The applicant, Pieter Zerwick, is the owner of unit 3 in Simonsvlei Body Corporate. He alleged that his unit had suffered recurring damage to kitchen cupboards caused by rising damp, which he said originated from external/common-property conditions because the scheme is built on a vlei with a high water table. He claimed reimbursement of R40 000 for repairs done in August 2023, contending that prior expert reports and inspections had confirmed the damp problem and that the body corporate had failed for years to resolve it. The respondent body corporate opposed the claim, stating that the applicant bought the unit with existing damp issues, that previous CSOS matters concerning similar claims had been dismissed, and that in November 2022 the applicant had appointed his own contractor, UltiFix, allegedly linked to his wife, to treat the damp problem without proper disclosure or authorisation. The respondent further contended that it had not been given an opportunity to inspect the alleged damage, that no satisfactory report was provided by the contractor, and that the invoice relied upon did not prove that the work was done at unit 3 of Simonsvlei. The dispute was adjudicated on the papers under the CSOS Act after conciliation failed.

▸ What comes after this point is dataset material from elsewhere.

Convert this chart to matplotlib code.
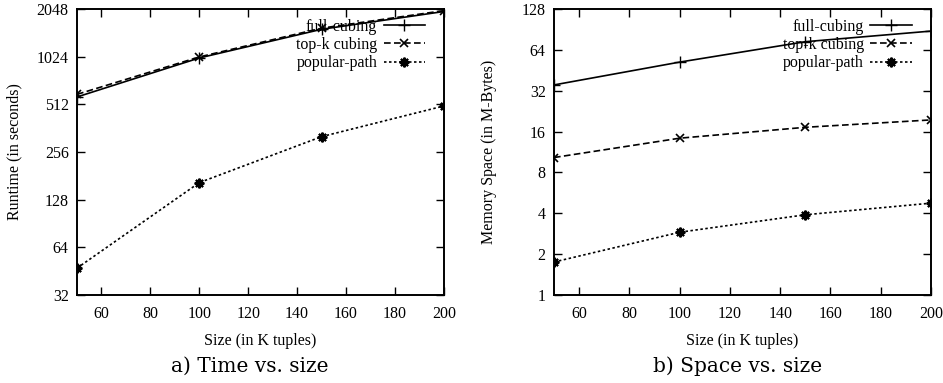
import matplotlib
matplotlib.use("Agg")
from matplotlib import pyplot as plt

# data
sizes = [50, 100, 150, 200]

time_full = [570, 1005, 1525, 1975]
time_topk = [592, 1020, 1550, 2000]
time_popular = [47.3, 164, 320, 500]

space_full = [35.3, 52, 73.5, 88]
space_topk = [10.3, 14.3, 17.2, 19.5]
space_popular = [1.75, 2.9, 3.9, 4.75]

time_ticks = [32, 64, 128, 256, 512, 1024, 2048]
space_ticks = [1, 2, 4, 8, 16, 32, 64, 128]
x_ticks = [60, 80, 100, 120, 140, 160, 180, 200]

plt.rcParams['font.family'] = ['Liberation Serif', 'DejaVu Serif']
plt.rcParams['font.size'] = 11.5

fig = plt.figure(figsize=(9.43, 3.83), dpi=100)
ax1 = fig.add_axes([0.0817, 0.2298, 0.389, 0.7467])
ax2 = fig.add_axes([0.5875, 0.2298, 0.3998, 0.7467])

star = (8, 2, 0)
styles = [
    dict(label="full-cubing", ls="-", marker="+", ms=8, mew=1.0),
    dict(label="top-k cubing", ls=(0, (4, 2)), marker="x", ms=6, mew=1.2),
    dict(label="popular-path", ls=(0, (1.5, 1.5)), marker=star, ms=7, mew=1.5),
]


def setup(ax, series, yticks, ylabel, lpad):
    for ys, st in zip(series, styles):
        ax.plot(sizes, ys, color="black", lw=1.2, **st)
    ax.set_yscale("log", base=2)
    ax.set_ylim(yticks[0], yticks[-1])
    ax.set_yticks(yticks)
    ax.set_yticklabels([str(t) for t in yticks])
    ax.minorticks_off()
    ax.set_xlim(50, 200)
    ax.set_xticks(x_ticks)
    ax.tick_params(direction="in", length=6, width=1, top=True, right=True, pad=6)
    ax.tick_params(axis="x", pad=8)
    for s in ax.spines.values():
        s.set_linewidth(1.4)
    ax.set_xlabel("Size (in K tuples)", labelpad=8)
    ax.set_ylabel(ylabel, labelpad=lpad)
    ax.legend(loc="upper right", bbox_to_anchor=(0.975, 1.0), frameon=False,
              markerfirst=False, handlelength=2.6, handletextpad=0.4,
              labelspacing=0.15, borderaxespad=0.2)


setup(ax1, [time_full, time_topk, time_popular], time_ticks, "Runtime (in seconds)", 10)
setup(ax2, [space_full, space_topk, space_popular], space_ticks, "Memory Space (in M-Bytes)", 18)

fig.text(0.265, 0.03, "a) Time vs. size", ha="center", family="DejaVu Serif", fontsize=14.5)
fig.text(0.782, 0.03, "b) Space vs. size", ha="center", family="DejaVu Serif", fontsize=14.5)

fig.savefig("out.png", dpi=100)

The application was dismissed. The relief sought under section 39(1)(e) of the CSOS Act for payment of R40 000 by the respondent to the applicant was refused. There was no order as to costs.
A unit owner claiming reimbursement from a body corporate under section 39(1)(e) of the CSOS Act must prove on a balance of probabilities that the body corporate is legally liable for the amount claimed. Where the owner undertakes repairs unilaterally, appoints a contractor without proper authorisation or disclosure, fails to provide the body corporate with an opportunity to inspect the damage, and fails to produce adequate proof linking the repairs and damage to the scheme and to the body corporate's legal obligations, the body corporate cannot be compelled to reimburse the owner. The body corporate is not liable for damages arising from work it did not commission or authorise.
The adjudicator made general observations that decisions affecting the scheme should be discussed at AGMs and other meetings, that attendance and participation by owners are important, and that the body corporate's finances did not presently accommodate a full damp-remediation project although temporary measures had been contemplated. The adjudicator also remarked on an apparent conflict of interest concerning the contractor allegedly linked to the applicant's wife and referred to prior disputes and the broader damp history of the scheme. These comments were contextual and not strictly necessary to the ultimate dismissal of the reimbursement claim.
The matter is significant within the community schemes context because it illustrates that, even where a body corporate may bear general responsibility for maintaining common property under the STSMA, an owner seeking reimbursement through CSOS must still prove causation, liability, and the quantum of the claim with adequate evidence. It also underscores that unilateral repairs by an owner, undertaken without proper notice, inspection, authorisation, or supporting reports, may defeat a reimbursement claim against a body corporate. The decision further highlights the importance of distinguishing between common-property obligations and section-owner responsibilities in sectional title disputes.